In spite of the fact that Acherontia atropos is perfectly harmless except as a minor pest to crops and to beehives, the fancied skull pattern has burdened the moth with a negative reputation, such as associations with the supernatural and evil. There are numerous superstitions to the effect that the moth brings bad luck to the house into which it flies, and that death or misfortune may be expected to follow. More prosaically, in South Africa at least, uninformed people have claimed that the moth has a poisonous, often fatal, sting (possibly referring mainly to the proboscis, but sometimes to the horn on the posterior of the larva).

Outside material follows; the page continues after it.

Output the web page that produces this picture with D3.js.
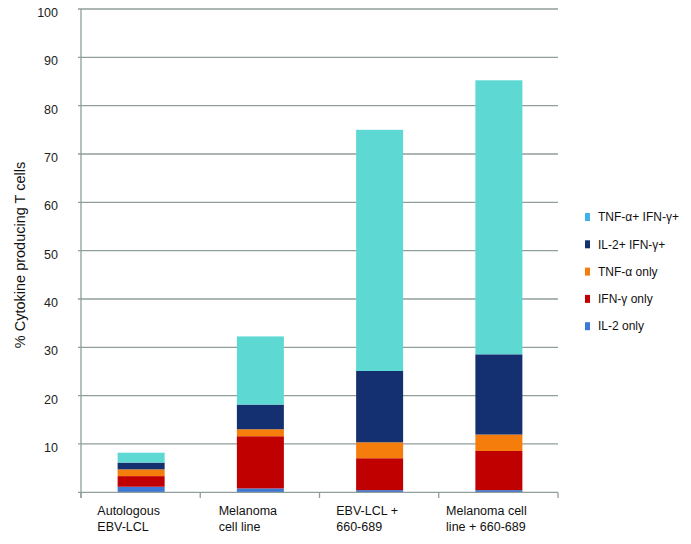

It appeared in The Hireling Shepherd, in Bram Stoker's Dracula and in films such as Un Chien Andalou and the promotional marquee posters for The Silence of the Lambs. In the latter film, the moth is used as a calling card by the serial killer Buffalo Bill, and though the movie script refers to Acherontia styx, the moths that appear in the film are Acherontia atropos. This moth is referred to in The Mothman Prophecies. It also appears in the music video to Massive Attack's single, "Butterfly Caught".

The death's-head moth is mentioned in Susan Hill's Gothic horror novel I'm the King of the Castle, as it is used to instill fear in one of the young protagonists.

John Keats mentioned the moth as a symbol of death in his "Ode to Melancholy": "Make not your rosary of yew-berries, / Nor let the beetle, nor the death-moth be / Your mournful Psyche".

In José Saramago's novel Death with Interruptions, Acherontia atropos appears on the American edition's cover, and is a topic that two characters mull over.